Available data -
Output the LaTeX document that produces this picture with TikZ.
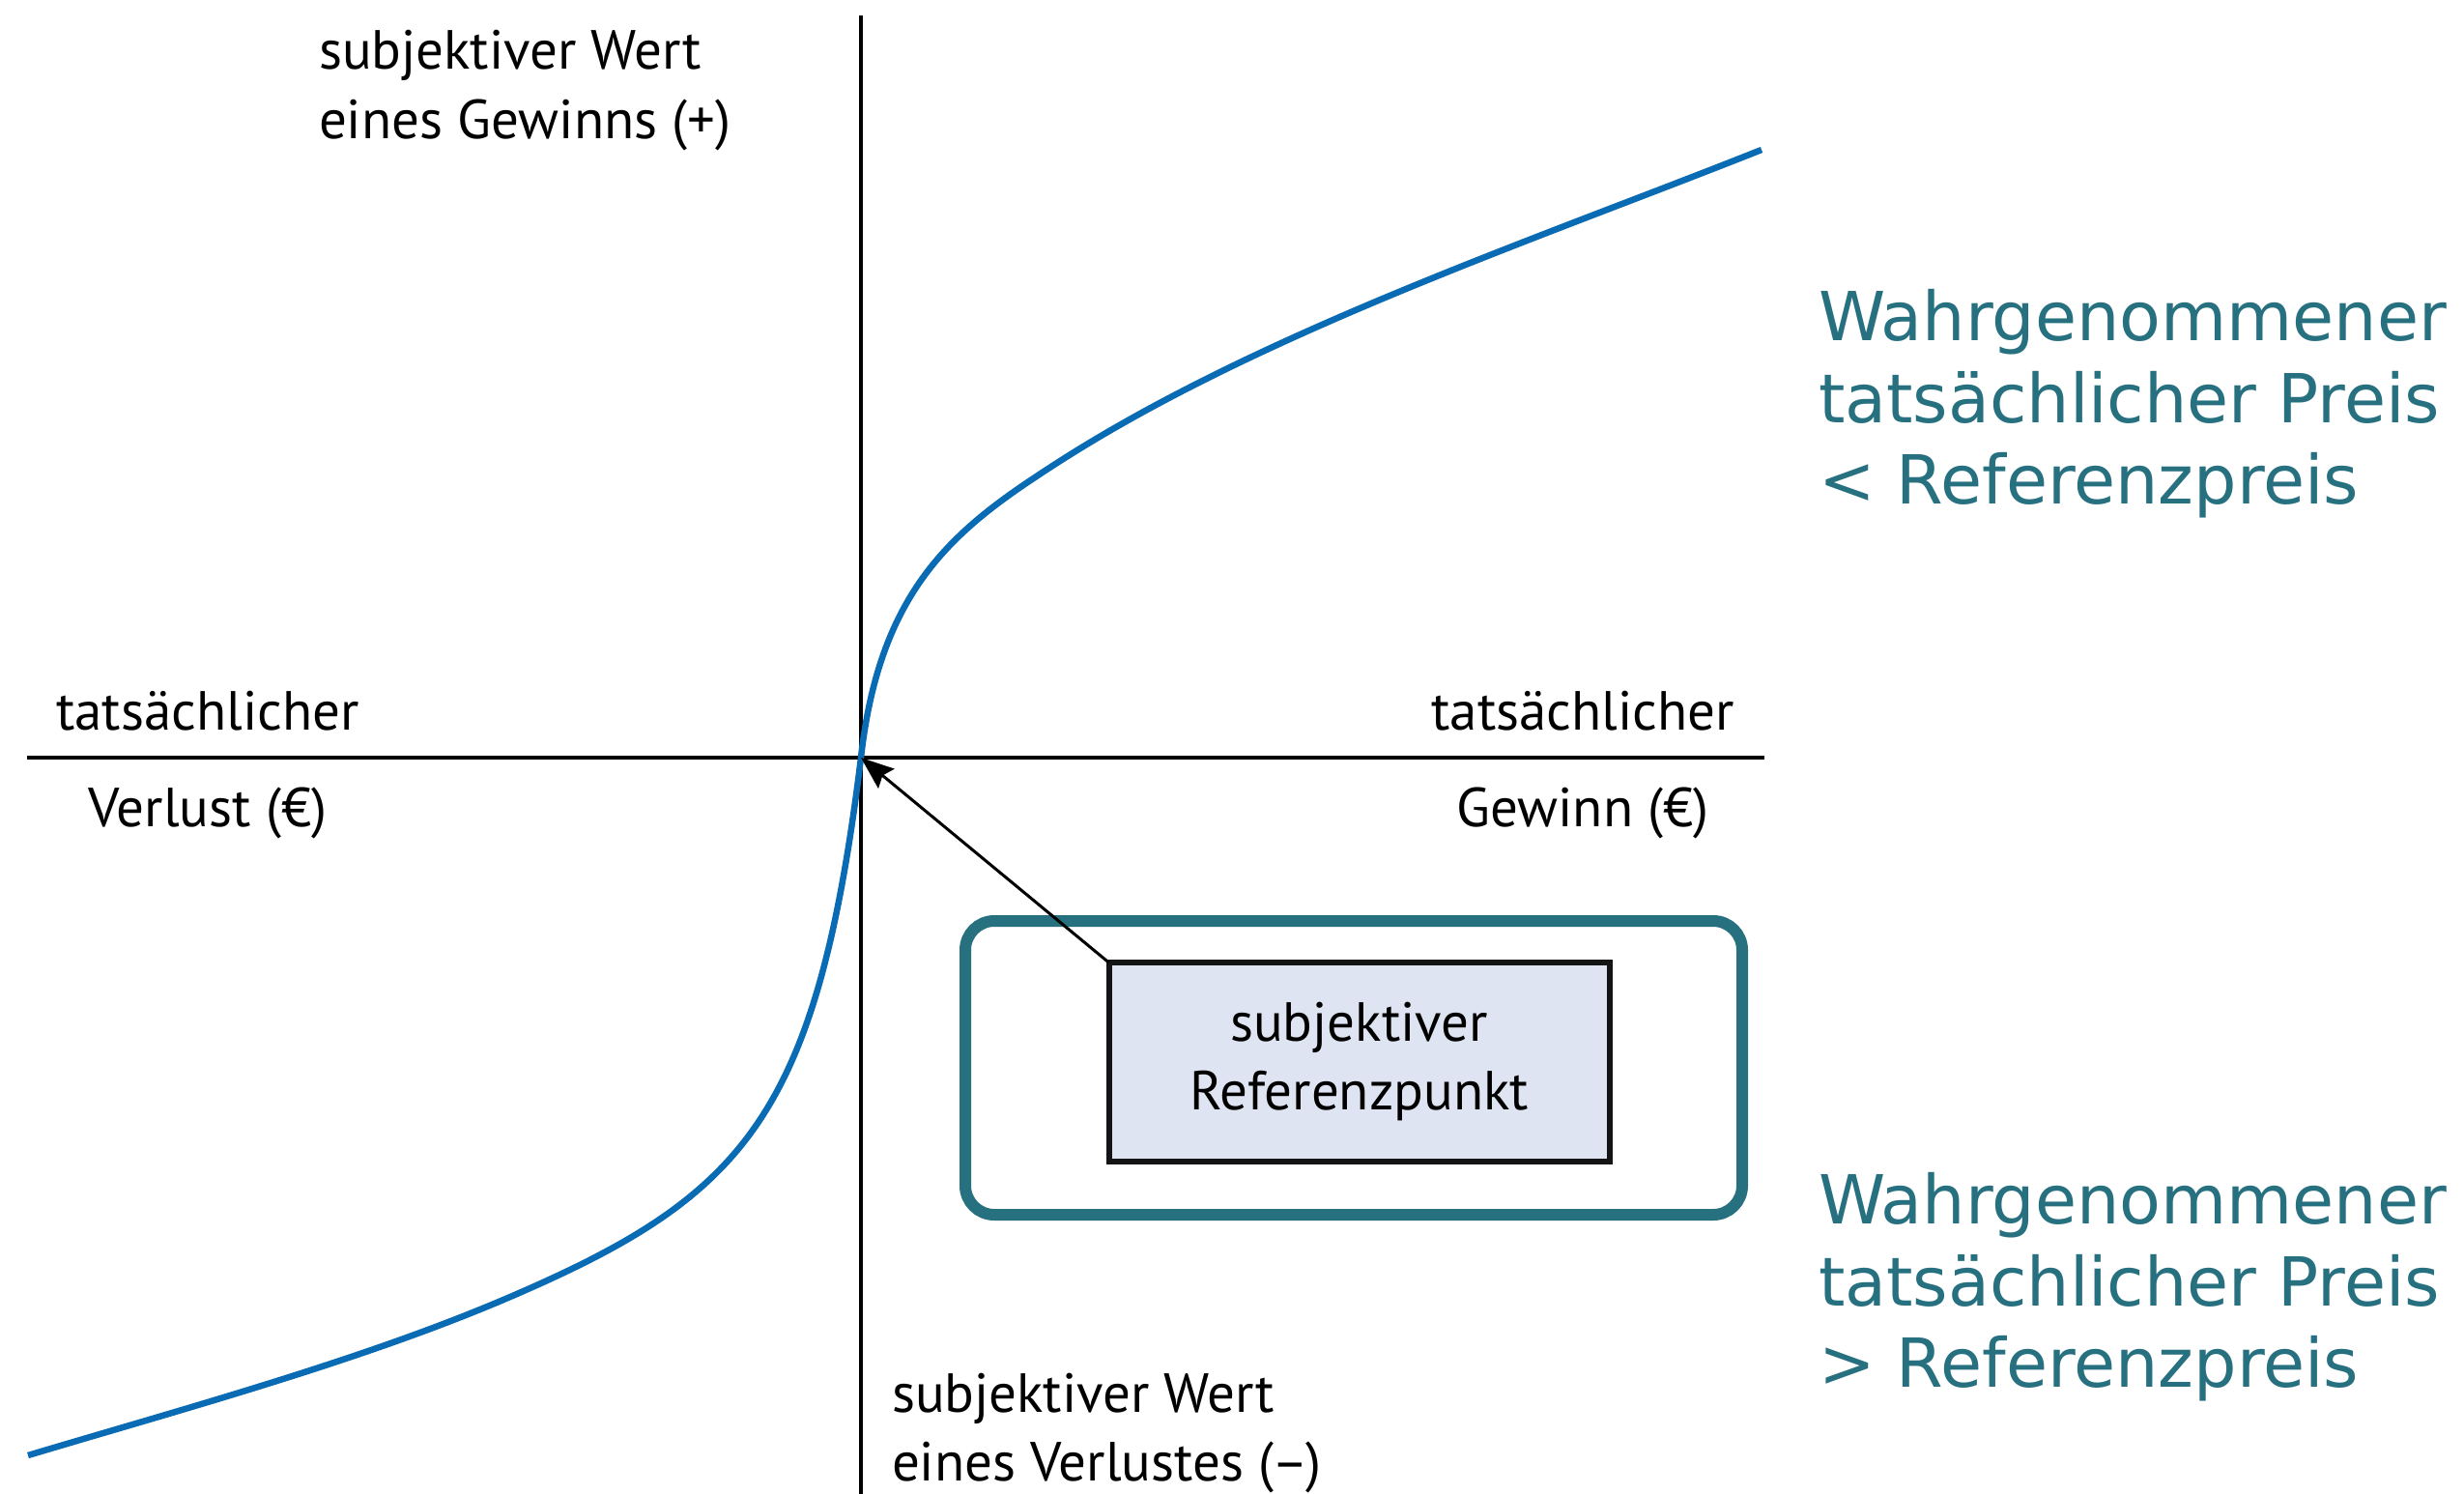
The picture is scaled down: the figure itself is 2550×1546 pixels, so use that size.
\documentclass[tikz,border=0pt]{standalone}
\usepackage{fontspec}
\setmainfont{PT Sans}
\newfontfamily\tealfont{DejaVu Sans}
\usetikzlibrary{arrows.meta}
\definecolor{curveblue}{RGB}{10,107,181}
\definecolor{tealc}{RGB}{38,112,128}
\definecolor{boxfill}{RGB}{222,228,241}
\tikzset{
  axisline/.style={line width=3.5pt, black},
  curveline/.style={line width=6.5pt, curveblue},
  lbl/.style={inner sep=0pt, outer sep=0pt, font=\fontsize{57}{71}\selectfont},
  teallbl/.style={inner sep=0pt, outer sep=0pt, anchor=base west, text=tealc, font=\tealfont\fontsize{70}{85}\selectfont},
  refbox/.style={draw=black!92, line width=6pt, fill=boxfill, minimum width=518pt, minimum height=206pt, outer sep=0pt, inner sep=0pt, align=center, font=\fontsize{57}{71}\selectfont},
  framebox/.style={draw=tealc, line width=12pt, rounded corners=30pt, minimum width=804pt, minimum height=304pt, outer sep=0pt},
  pointer/.style={line width=3pt, -{Stealth[length=34pt, width=26pt, inset=5pt]}}
}
\begin{document}
\begin{tikzpicture}[x=1pt, y=-1pt]
\useasboundingbox[fill=white] (0,0) rectangle (2550,1546);

% axes
\coordinate (O) at (891,784);
\coordinate (xl) at (28,784);
\coordinate (xr) at (1826,784);
\coordinate (yt) at (891,16);
\coordinate (yb) at (891,1546);
\draw[axisline] (xl) -- (xr);
\draw[axisline] (yt) -- (yb);

% value curve
\coordinate (cs) at (29,1506);
\coordinate (ce) at (1823,155);
\draw[curveline] (cs)
  .. controls (188,1458.4) and (375.6,1407.6) .. (528,1342)
  .. controls (771.3,1237.3) and (845.3,1155.3) .. (O)
  .. controls (911,604) and (993,544) .. (1094,479)
  .. controls (1304,344) and (1590.5,247.5) .. (ce);

% reference frame and box
\node[framebox] (frame) at (1401,1105) {};
\node[refbox] (ref) at (1406.5,1099) {subjektiver\\Referenzpunkt};
\draw[pointer] (ref.north west) -- (O);

% axis labels
\node[lbl, anchor=base west] (ytop1) at (330,72) {subjektiver Wert};
\node[lbl, anchor=base west] (ytop2) at (330,144) {eines Gewinns (+)};
\node[lbl, anchor=base west] (ybot1) at (923,1461) {subjektiver Wert};
\node[lbl, anchor=base west] (ybot2) at (923,1532) {eines Verlustes (–)};
\node[lbl, anchor=base] (xl1) at (215,755) {tatsächlicher};
\node[lbl, anchor=base] (xl2) at (215,855) {Verlust (€)};
\node[lbl, anchor=base] (xr1) at (1638,755) {tatsächlicher};
\node[lbl, anchor=base] (xr2) at (1638,855) {Gewinn (€)};

% teal notes
\node[teallbl] (t1) at (1882,352) {Wahrgenommener};
\node[teallbl] (t2) at (1882,437) {tatsächlicher Preis};
\node[teallbl] (t3) at (1882,521) {< Referenzpreis};
\node[teallbl] (b1) at (1882,1266) {Wahrgenommener};
\node[teallbl] (b2) at (1882,1351) {tatsächlicher Preis};
\node[teallbl] (b3) at (1882,1435) {> Referenzpreis};
\end{tikzpicture}
\end{document}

Your objective -
Write out again, exactly, the lines from the start of the listing up to the line containing "(1590.5,247.5) .. (ce);", with both ends and without pictures.

Exercise output -
Output the LaTeX document that produces this picture with TikZ.
The picture is scaled down: the figure itself is 2550×1546 pixels, so use that size.
\documentclass[tikz,border=0pt]{standalone}
\usepackage{fontspec}
\setmainfont{PT Sans}
\newfontfamily\tealfont{DejaVu Sans}
\usetikzlibrary{arrows.meta}
\definecolor{curveblue}{RGB}{10,107,181}
\definecolor{tealc}{RGB}{38,112,128}
\definecolor{boxfill}{RGB}{222,228,241}
\tikzset{
  axisline/.style={line width=3.5pt, black},
  curveline/.style={line width=6.5pt, curveblue},
  lbl/.style={inner sep=0pt, outer sep=0pt, font=\fontsize{57}{71}\selectfont},
  teallbl/.style={inner sep=0pt, outer sep=0pt, anchor=base west, text=tealc, font=\tealfont\fontsize{70}{85}\selectfont},
  refbox/.style={draw=black!92, line width=6pt, fill=boxfill, minimum width=518pt, minimum height=206pt, outer sep=0pt, inner sep=0pt, align=center, font=\fontsize{57}{71}\selectfont},
  framebox/.style={draw=tealc, line width=12pt, rounded corners=30pt, minimum width=804pt, minimum height=304pt, outer sep=0pt},
  pointer/.style={line width=3pt, -{Stealth[length=34pt, width=26pt, inset=5pt]}}
}
\begin{document}
\begin{tikzpicture}[x=1pt, y=-1pt]
\useasboundingbox[fill=white] (0,0) rectangle (2550,1546);

% axes
\coordinate (O) at (891,784);
\coordinate (xl) at (28,784);
\coordinate (xr) at (1826,784);
\coordinate (yt) at (891,16);
\coordinate (yb) at (891,1546);
\draw[axisline] (xl) -- (xr);
\draw[axisline] (yt) -- (yb);

% value curve
\coordinate (cs) at (29,1506);
\coordinate (ce) at (1823,155);
\draw[curveline] (cs)
  .. controls (188,1458.4) and (375.6,1407.6) .. (528,1342)
  .. controls (771.3,1237.3) and (845.3,1155.3) .. (O)
  .. controls (911,604) and (993,544) .. (1094,479)
  .. controls (1304,344) and (1590.5,247.5) .. (ce);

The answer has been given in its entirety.